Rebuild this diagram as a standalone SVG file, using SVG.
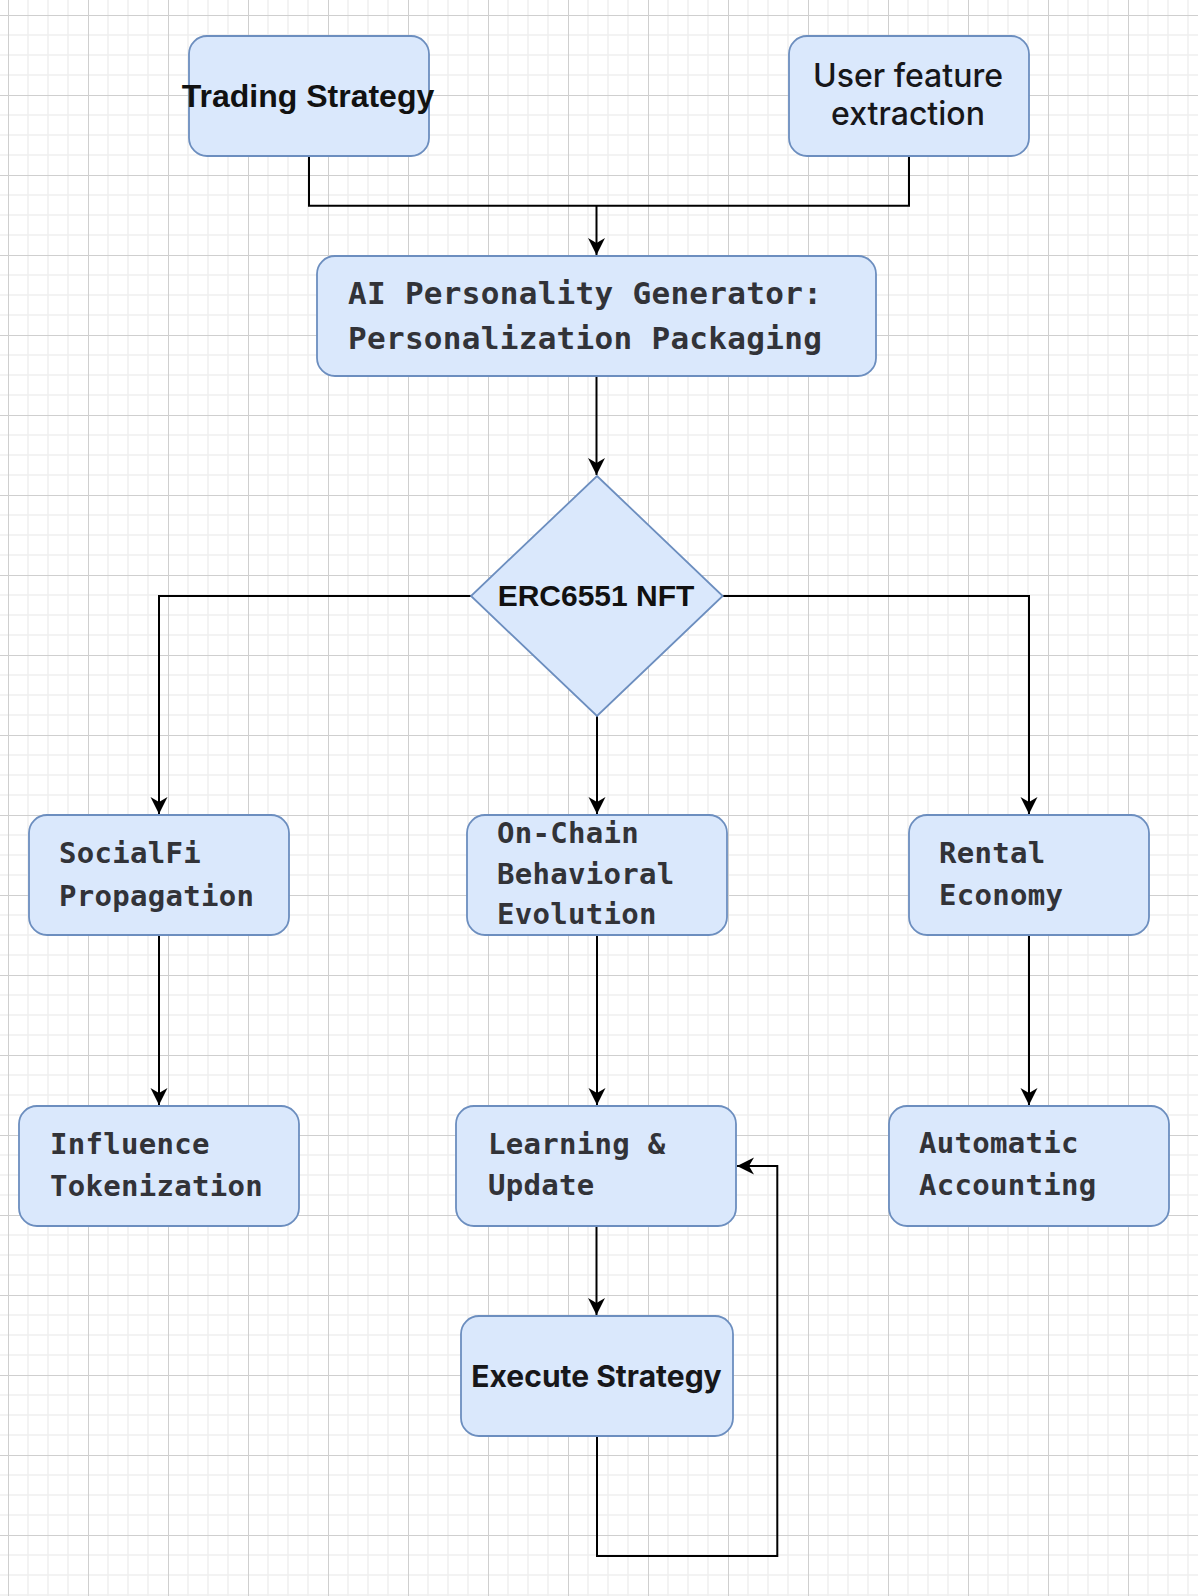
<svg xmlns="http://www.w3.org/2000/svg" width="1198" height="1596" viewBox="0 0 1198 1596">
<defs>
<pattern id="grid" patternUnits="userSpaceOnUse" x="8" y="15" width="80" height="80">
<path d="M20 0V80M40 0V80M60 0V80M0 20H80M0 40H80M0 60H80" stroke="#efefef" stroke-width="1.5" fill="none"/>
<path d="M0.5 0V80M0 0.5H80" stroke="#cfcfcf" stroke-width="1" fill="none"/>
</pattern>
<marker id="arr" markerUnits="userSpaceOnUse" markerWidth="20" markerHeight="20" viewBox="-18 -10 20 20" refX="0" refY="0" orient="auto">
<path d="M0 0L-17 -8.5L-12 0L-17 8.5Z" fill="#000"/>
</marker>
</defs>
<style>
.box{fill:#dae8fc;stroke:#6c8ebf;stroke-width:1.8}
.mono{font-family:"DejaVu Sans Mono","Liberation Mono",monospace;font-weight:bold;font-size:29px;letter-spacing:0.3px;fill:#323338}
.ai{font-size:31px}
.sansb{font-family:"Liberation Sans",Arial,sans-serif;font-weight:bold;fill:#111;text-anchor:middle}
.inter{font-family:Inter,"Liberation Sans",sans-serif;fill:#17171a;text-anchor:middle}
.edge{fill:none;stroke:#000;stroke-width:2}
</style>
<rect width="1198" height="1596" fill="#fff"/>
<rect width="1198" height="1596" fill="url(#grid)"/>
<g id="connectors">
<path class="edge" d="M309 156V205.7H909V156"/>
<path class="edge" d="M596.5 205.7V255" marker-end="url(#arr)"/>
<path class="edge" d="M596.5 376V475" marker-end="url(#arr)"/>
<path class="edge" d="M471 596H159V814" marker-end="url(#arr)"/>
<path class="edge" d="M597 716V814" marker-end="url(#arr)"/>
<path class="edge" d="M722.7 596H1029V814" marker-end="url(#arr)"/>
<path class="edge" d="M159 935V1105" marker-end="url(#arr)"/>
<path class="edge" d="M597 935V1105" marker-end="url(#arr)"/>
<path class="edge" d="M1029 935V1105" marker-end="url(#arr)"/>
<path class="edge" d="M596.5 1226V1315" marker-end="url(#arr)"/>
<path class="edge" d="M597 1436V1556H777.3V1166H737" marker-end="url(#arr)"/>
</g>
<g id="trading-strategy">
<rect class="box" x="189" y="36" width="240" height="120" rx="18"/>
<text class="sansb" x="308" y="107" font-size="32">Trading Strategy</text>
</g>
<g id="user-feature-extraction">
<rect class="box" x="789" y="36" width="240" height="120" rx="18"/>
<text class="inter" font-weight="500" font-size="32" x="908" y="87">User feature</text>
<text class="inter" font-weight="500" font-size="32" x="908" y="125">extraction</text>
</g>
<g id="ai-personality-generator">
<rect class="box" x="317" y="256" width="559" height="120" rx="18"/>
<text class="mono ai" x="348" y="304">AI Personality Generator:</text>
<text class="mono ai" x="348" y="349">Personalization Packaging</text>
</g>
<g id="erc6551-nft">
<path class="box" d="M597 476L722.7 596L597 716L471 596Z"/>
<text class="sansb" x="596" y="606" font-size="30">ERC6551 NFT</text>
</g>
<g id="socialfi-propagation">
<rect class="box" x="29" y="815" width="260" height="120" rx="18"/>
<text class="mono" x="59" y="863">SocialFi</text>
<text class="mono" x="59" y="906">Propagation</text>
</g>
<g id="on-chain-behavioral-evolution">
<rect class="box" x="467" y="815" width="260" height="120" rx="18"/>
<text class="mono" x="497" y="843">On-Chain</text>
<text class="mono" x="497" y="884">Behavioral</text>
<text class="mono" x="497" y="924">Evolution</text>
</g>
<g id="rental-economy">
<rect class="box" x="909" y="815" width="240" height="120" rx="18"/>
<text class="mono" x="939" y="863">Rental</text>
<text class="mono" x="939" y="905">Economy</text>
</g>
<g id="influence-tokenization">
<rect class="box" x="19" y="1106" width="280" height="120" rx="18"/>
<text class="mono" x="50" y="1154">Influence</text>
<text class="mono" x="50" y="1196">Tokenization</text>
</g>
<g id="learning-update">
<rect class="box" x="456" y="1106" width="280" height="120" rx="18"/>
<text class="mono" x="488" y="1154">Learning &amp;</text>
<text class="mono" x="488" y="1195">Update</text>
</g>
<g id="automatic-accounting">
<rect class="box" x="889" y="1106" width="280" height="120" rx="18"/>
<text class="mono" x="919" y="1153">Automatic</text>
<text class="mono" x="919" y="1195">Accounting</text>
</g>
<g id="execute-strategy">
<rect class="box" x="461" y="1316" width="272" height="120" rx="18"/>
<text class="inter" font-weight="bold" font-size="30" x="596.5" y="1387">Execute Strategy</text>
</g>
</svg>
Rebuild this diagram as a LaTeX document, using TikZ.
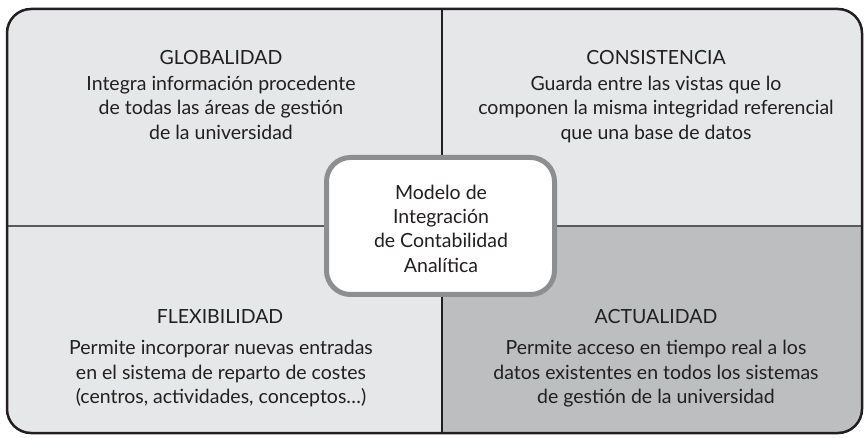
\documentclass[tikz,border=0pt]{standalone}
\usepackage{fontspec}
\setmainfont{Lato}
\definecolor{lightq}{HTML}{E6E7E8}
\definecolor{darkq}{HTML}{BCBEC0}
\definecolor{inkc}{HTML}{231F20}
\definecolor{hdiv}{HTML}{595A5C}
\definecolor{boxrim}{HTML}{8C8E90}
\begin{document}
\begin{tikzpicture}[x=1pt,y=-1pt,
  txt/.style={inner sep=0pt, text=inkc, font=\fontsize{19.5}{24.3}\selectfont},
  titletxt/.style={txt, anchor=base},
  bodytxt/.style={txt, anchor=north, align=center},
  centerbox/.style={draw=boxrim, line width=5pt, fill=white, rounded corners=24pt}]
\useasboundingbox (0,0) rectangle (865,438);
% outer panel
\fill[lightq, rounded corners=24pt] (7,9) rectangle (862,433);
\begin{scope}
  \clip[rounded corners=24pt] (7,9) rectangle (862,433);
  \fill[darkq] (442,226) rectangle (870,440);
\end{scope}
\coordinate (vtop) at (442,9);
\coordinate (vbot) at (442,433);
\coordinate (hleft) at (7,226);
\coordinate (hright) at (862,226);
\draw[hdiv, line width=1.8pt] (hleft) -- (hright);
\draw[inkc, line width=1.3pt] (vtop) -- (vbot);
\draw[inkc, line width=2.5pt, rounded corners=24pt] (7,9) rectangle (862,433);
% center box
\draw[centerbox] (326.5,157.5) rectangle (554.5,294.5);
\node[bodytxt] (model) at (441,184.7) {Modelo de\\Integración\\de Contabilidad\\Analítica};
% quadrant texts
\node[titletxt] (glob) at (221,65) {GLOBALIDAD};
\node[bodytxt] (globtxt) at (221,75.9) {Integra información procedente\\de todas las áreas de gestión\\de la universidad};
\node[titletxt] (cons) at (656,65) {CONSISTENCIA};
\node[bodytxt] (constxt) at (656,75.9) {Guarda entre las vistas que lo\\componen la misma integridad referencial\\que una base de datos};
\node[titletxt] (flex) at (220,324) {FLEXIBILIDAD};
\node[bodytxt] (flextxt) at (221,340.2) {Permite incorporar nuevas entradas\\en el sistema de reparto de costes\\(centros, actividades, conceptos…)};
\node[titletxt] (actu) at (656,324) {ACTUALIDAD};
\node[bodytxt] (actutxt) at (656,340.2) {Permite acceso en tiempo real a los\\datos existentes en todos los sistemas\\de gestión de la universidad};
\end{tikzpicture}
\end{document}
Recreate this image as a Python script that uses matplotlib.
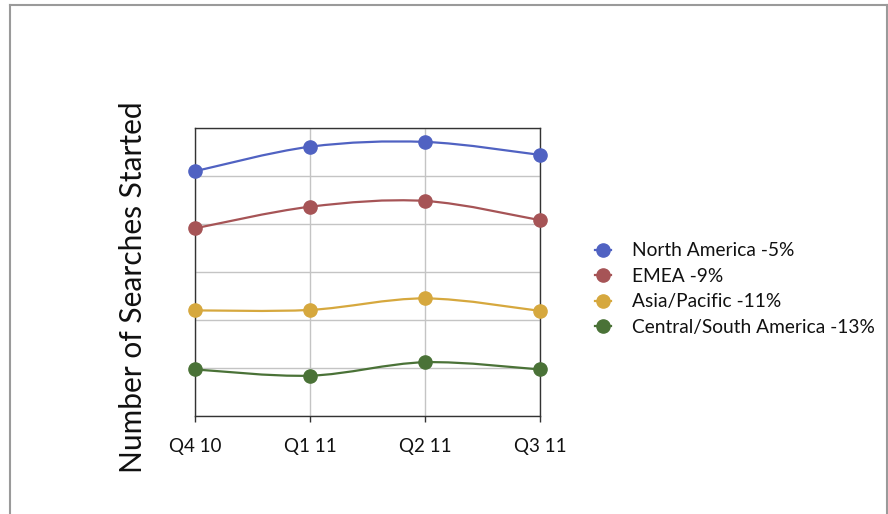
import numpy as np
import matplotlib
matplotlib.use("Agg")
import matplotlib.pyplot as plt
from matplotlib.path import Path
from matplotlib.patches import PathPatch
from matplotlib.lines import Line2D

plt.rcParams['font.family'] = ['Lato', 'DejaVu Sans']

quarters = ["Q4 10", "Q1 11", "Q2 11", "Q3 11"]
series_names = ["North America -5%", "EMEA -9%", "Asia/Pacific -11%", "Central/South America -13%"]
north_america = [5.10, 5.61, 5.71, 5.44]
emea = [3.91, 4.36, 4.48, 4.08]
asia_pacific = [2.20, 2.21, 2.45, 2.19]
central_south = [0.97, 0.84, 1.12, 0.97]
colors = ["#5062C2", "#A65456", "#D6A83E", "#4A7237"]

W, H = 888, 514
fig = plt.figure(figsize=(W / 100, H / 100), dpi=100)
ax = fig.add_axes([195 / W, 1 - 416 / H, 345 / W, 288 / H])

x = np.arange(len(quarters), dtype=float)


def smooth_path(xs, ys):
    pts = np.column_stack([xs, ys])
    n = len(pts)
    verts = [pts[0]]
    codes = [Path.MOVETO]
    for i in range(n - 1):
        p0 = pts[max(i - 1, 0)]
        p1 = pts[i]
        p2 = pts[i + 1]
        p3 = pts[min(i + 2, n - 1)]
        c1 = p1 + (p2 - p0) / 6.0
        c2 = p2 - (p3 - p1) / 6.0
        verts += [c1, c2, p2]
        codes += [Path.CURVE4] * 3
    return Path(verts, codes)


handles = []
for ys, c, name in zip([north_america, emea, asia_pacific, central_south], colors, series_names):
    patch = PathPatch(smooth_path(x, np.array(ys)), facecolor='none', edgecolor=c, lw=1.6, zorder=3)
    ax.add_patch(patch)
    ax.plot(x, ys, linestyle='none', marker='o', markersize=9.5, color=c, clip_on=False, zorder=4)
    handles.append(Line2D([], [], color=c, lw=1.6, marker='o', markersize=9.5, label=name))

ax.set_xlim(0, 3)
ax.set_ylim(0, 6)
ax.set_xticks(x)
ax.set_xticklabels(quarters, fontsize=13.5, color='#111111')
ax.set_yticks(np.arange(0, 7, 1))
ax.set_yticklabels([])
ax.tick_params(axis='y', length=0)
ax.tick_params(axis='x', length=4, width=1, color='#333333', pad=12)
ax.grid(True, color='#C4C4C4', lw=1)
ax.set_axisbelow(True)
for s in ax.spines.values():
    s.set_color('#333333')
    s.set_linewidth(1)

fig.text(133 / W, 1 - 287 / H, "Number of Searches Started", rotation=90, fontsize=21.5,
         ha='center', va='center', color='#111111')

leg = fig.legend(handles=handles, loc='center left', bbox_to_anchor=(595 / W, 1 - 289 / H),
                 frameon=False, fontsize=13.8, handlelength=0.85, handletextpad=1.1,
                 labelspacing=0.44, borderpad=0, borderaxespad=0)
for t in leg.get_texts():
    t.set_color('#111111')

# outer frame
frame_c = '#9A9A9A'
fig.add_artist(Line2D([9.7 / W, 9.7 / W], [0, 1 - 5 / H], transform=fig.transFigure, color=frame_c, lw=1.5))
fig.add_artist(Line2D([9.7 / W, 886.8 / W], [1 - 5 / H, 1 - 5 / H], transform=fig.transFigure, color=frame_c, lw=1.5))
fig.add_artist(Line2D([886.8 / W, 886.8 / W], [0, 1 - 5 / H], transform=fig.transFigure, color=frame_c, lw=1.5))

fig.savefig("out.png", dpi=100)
━━━━━━━━━━━━━━━━━━━━━━━━━━━━━━
Above are some records. Output exactly the lines from the one that contains "Recreate this image" to the one that contains "marker='o', markersize=9.5, label=name))", keeping both, and omit the pictures.

SOLUTION TO THIS TASK:
Recreate this image as a Python script that uses matplotlib.
import numpy as np
import matplotlib
matplotlib.use("Agg")
import matplotlib.pyplot as plt
from matplotlib.path import Path
from matplotlib.patches import PathPatch
from matplotlib.lines import Line2D

plt.rcParams['font.family'] = ['Lato', 'DejaVu Sans']

quarters = ["Q4 10", "Q1 11", "Q2 11", "Q3 11"]
series_names = ["North America -5%", "EMEA -9%", "Asia/Pacific -11%", "Central/South America -13%"]
north_america = [5.10, 5.61, 5.71, 5.44]
emea = [3.91, 4.36, 4.48, 4.08]
asia_pacific = [2.20, 2.21, 2.45, 2.19]
central_south = [0.97, 0.84, 1.12, 0.97]
colors = ["#5062C2", "#A65456", "#D6A83E", "#4A7237"]

W, H = 888, 514
fig = plt.figure(figsize=(W / 100, H / 100), dpi=100)
ax = fig.add_axes([195 / W, 1 - 416 / H, 345 / W, 288 / H])

x = np.arange(len(quarters), dtype=float)


def smooth_path(xs, ys):
    pts = np.column_stack([xs, ys])
    n = len(pts)
    verts = [pts[0]]
    codes = [Path.MOVETO]
    for i in range(n - 1):
        p0 = pts[max(i - 1, 0)]
        p1 = pts[i]
        p2 = pts[i + 1]
        p3 = pts[min(i + 2, n - 1)]
        c1 = p1 + (p2 - p0) / 6.0
        c2 = p2 - (p3 - p1) / 6.0
        verts += [c1, c2, p2]
        codes += [Path.CURVE4] * 3
    return Path(verts, codes)


handles = []
for ys, c, name in zip([north_america, emea, asia_pacific, central_south], colors, series_names):
    patch = PathPatch(smooth_path(x, np.array(ys)), facecolor='none', edgecolor=c, lw=1.6, zorder=3)
    ax.add_patch(patch)
    ax.plot(x, ys, linestyle='none', marker='o', markersize=9.5, color=c, clip_on=False, zorder=4)
    handles.append(Line2D([], [], color=c, lw=1.6, marker='o', markersize=9.5, label=name))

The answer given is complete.